A more recent addition to the fruit bowl is a new hybrid called Cuimi (脆蜜), which is a cross between two notoriously sweet tropical fruits: the longan and the lychee.
Longans, which translate as ‘dragon eyes’, and lychees are, in fact, close cousins that are grouped with rambutans in the Sapindoideae subfamily of the soapberry family.
To create the new hybrid, scientists at the South China Agricultural University School of Horticulture spent 15 years cross-pollinating lychee and longan trees. The resulting cultivar has been called Cuimi SZ52, a name that roughly translates as ‘crisp honey’.
Liu Chengming, who is in charge of the initiative, says that the Cuimi is still considered a variety of longan, although its flesh is more tender like a lychee (longans are chewier). In addition, the skin of Cuimi is crackled like the lychee, although still brown in colour like longan.
The fruit is said to weigh an average of 11.5 grammes. The ratio of flesh to seed is relatively high (which means you get more bang for your buck) and the flesh is juicy and sweet, like both of its parents.

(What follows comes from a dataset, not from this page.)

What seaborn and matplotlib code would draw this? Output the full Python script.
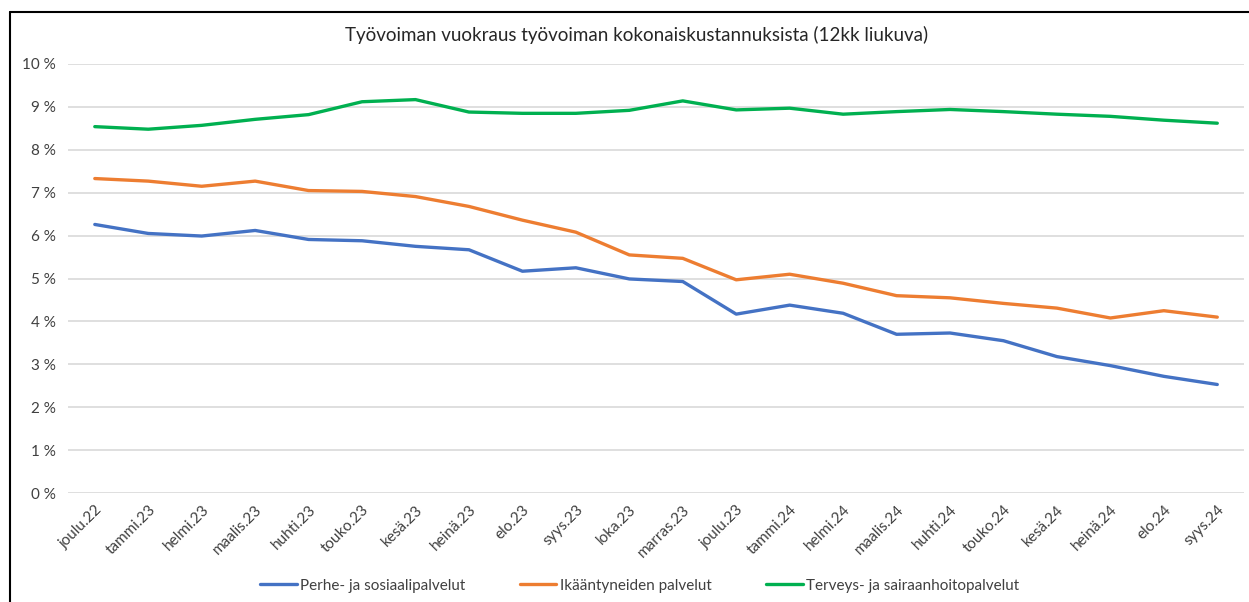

There are other commercial considerations typical of hybrid offerings. Compared with its parents, Cuimi matures about 15–20 days later than its mother varietals. That could be useful in prolonging the relatively short season for longans and lychees and adding an option for supplying the market until the Mid-Autumn Festival, which sees revellers gifting fruit baskets alongside boxes of mooncakes.

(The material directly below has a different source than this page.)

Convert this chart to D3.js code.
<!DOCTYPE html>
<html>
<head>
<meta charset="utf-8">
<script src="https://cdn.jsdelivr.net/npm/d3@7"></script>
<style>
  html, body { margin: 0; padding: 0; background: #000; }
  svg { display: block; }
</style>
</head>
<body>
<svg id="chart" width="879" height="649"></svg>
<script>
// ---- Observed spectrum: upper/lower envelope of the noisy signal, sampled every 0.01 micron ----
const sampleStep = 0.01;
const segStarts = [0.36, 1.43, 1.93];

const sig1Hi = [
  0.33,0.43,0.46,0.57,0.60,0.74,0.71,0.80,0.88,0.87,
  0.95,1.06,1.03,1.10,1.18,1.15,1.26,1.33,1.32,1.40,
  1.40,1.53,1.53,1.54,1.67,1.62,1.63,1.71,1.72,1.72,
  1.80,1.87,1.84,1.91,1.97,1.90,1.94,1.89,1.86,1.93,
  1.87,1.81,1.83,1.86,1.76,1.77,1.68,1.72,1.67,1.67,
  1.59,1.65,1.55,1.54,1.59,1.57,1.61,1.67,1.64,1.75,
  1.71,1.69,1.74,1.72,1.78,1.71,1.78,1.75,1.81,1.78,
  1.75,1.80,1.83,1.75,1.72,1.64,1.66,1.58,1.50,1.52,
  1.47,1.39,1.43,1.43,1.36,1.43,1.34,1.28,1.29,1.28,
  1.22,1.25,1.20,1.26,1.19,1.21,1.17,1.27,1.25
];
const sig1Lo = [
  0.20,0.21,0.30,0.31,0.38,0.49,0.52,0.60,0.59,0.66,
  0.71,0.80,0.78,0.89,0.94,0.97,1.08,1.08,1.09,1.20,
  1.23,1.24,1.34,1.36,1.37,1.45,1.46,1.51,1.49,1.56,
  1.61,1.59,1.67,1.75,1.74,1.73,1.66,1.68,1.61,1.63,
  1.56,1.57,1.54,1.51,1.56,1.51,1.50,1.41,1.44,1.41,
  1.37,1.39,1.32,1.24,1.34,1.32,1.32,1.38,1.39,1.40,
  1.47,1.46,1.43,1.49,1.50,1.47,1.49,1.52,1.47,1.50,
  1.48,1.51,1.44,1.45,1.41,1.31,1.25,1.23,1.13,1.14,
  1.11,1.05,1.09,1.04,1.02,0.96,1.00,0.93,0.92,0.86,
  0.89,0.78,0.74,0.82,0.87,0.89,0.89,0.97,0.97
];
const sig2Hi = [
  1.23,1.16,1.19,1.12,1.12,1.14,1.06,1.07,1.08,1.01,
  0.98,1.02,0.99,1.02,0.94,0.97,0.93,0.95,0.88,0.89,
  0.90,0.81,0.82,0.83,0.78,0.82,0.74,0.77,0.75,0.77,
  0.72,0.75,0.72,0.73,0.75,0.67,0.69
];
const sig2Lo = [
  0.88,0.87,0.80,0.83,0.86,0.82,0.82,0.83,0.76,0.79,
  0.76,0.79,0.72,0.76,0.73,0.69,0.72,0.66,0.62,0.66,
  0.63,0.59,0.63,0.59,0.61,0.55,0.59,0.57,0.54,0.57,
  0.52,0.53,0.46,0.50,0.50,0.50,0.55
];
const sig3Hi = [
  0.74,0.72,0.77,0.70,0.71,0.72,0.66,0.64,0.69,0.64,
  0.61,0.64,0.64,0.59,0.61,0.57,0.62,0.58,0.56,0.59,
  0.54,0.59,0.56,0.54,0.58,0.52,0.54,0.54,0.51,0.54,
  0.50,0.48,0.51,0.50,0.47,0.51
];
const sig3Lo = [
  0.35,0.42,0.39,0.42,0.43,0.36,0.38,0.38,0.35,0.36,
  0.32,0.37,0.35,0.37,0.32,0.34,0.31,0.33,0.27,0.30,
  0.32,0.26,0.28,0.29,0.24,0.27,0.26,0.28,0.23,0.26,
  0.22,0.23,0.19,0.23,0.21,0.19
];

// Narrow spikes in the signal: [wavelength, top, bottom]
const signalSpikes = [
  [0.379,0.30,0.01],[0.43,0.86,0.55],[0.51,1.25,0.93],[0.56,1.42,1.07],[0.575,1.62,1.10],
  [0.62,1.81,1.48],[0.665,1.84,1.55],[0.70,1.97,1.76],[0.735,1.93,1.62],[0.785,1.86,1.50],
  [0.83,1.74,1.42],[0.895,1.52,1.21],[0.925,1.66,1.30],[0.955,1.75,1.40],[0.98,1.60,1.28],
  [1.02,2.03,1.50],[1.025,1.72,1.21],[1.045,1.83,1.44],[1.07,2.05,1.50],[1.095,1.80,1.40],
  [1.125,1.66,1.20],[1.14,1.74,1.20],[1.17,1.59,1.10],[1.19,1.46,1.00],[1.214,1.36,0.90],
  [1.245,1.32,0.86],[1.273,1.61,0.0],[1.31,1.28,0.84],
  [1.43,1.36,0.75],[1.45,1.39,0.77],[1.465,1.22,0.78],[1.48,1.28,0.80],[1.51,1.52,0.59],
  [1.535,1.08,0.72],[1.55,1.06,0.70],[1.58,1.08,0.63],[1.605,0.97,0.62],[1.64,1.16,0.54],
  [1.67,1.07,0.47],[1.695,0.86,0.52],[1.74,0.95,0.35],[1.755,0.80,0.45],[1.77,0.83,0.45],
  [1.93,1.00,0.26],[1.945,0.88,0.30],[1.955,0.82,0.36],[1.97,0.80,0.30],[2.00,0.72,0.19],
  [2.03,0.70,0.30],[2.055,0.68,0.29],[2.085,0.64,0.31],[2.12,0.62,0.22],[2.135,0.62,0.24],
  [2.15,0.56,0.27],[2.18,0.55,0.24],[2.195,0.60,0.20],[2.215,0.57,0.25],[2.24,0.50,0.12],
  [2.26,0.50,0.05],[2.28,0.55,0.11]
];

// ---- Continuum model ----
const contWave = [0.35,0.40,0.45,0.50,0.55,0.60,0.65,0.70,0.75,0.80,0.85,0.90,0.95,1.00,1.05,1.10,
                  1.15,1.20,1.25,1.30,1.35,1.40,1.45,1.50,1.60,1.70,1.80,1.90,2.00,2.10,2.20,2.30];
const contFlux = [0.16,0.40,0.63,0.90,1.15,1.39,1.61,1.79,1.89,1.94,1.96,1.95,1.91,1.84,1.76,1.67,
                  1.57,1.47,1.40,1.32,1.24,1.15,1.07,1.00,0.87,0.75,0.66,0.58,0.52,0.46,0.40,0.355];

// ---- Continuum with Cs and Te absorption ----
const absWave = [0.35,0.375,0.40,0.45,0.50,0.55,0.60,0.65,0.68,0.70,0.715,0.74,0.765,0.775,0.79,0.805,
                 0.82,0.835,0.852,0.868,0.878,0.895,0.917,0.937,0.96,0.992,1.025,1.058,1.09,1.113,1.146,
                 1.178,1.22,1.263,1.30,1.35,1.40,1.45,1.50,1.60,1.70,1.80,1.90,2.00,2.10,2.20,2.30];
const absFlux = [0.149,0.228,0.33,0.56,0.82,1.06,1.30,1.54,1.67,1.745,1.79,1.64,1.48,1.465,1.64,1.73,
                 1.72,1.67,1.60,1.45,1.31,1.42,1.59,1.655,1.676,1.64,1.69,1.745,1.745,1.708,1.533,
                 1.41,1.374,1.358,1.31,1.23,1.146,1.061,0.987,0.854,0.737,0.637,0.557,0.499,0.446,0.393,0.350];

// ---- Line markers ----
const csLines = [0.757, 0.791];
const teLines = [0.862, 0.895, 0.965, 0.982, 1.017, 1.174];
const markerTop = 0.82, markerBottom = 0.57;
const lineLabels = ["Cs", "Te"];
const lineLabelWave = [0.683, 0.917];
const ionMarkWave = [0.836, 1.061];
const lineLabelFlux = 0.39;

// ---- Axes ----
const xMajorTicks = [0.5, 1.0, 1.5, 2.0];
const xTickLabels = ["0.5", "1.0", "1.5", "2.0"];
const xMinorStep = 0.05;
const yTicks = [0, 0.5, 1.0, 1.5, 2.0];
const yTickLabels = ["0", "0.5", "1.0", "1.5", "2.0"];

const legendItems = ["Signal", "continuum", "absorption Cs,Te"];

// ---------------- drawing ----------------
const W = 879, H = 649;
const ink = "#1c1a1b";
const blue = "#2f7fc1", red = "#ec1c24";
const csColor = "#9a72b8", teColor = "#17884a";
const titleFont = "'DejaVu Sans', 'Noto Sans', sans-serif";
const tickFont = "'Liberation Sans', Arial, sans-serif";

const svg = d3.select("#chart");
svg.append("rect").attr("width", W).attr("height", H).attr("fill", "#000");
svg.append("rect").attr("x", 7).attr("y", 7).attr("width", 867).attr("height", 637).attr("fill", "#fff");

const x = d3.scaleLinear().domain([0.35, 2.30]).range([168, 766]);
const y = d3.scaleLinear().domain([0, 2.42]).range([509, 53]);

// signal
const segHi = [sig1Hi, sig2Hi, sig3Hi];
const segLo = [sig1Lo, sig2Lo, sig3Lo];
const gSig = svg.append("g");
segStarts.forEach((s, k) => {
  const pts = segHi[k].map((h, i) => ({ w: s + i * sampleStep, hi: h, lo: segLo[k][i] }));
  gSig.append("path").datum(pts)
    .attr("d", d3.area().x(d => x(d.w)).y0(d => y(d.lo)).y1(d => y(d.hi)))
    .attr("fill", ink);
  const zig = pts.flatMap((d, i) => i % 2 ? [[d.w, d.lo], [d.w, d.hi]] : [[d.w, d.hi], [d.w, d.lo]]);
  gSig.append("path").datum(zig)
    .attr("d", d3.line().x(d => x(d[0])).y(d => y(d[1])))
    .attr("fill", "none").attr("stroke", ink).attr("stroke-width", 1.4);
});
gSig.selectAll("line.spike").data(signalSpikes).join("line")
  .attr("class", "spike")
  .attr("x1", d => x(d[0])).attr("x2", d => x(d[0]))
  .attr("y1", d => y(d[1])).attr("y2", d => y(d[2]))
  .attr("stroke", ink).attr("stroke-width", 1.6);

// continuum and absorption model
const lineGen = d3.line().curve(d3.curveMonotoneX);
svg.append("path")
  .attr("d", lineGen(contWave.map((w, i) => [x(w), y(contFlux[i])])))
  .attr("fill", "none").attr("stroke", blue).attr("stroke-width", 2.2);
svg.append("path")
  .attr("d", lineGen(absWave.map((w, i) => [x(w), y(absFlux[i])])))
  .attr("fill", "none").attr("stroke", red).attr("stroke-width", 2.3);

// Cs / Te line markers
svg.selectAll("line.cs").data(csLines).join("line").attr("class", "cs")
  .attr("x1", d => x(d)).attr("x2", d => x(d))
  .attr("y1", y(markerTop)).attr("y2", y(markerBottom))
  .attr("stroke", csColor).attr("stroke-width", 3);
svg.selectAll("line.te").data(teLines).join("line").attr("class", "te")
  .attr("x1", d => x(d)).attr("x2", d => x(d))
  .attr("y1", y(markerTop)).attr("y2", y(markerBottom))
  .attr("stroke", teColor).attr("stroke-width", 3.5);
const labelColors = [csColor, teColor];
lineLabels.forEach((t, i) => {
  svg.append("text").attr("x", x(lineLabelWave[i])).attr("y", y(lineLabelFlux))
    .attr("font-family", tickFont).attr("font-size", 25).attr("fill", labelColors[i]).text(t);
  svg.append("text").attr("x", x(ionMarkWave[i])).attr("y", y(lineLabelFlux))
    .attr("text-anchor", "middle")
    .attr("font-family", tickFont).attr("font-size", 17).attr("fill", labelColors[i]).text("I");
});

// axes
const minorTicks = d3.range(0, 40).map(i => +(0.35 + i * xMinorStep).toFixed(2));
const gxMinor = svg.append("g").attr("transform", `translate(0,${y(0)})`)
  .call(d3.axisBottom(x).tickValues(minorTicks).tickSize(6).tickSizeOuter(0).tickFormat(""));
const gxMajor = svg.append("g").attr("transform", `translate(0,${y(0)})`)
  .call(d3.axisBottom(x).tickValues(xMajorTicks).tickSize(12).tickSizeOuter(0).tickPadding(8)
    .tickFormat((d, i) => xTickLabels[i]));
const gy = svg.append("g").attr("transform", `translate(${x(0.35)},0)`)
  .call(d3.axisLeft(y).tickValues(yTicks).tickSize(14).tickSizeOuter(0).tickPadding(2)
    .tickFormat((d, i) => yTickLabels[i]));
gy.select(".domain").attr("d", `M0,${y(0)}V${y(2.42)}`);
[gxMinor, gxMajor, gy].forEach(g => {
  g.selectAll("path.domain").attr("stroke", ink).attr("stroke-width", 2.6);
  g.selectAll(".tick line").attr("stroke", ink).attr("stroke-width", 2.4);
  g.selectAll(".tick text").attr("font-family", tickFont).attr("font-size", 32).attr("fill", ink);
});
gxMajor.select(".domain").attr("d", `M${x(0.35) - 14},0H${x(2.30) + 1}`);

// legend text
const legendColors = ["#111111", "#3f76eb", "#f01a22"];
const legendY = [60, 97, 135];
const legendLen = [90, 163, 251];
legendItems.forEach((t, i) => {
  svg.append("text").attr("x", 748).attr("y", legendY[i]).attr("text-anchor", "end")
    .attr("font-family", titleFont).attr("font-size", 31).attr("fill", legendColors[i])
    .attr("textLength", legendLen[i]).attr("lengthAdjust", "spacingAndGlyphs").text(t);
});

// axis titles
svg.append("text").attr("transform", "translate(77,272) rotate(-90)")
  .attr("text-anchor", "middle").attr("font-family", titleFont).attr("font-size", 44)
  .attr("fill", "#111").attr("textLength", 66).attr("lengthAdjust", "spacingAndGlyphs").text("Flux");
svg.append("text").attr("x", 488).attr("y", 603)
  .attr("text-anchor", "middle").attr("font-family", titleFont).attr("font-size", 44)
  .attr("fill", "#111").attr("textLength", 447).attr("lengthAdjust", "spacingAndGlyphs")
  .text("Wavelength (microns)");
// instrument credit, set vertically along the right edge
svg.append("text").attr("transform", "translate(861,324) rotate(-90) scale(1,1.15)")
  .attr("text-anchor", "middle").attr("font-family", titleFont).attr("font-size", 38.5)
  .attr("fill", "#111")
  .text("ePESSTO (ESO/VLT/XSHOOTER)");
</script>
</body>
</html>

The new varietal is also more resilient in cold weather, which means that the harvest promises better yields in periods of fluctuating weather.
“Our test base in Chaozhou experienced a low temperature of -3 to -4°C. While the branches of Shikip longan in the same area were severely frozen, Cuimi leaves were only slightly damaged, and the degree of freezing damage was fairly limited,” says Liu, the scientist heading the project.
Nevertheless, fruit fans had plenty of questions about the newcomer. “It looks so much like longan, I can’t tell which part of it is from the lychee,” one shopper queried on Sina Weibo.
“In my humble opinion, a longan is longan, and a lychee is lychee. Each is beautiful and wonderful in its own way, so why can’t they stay that way?” a more philosophical netizen wondered.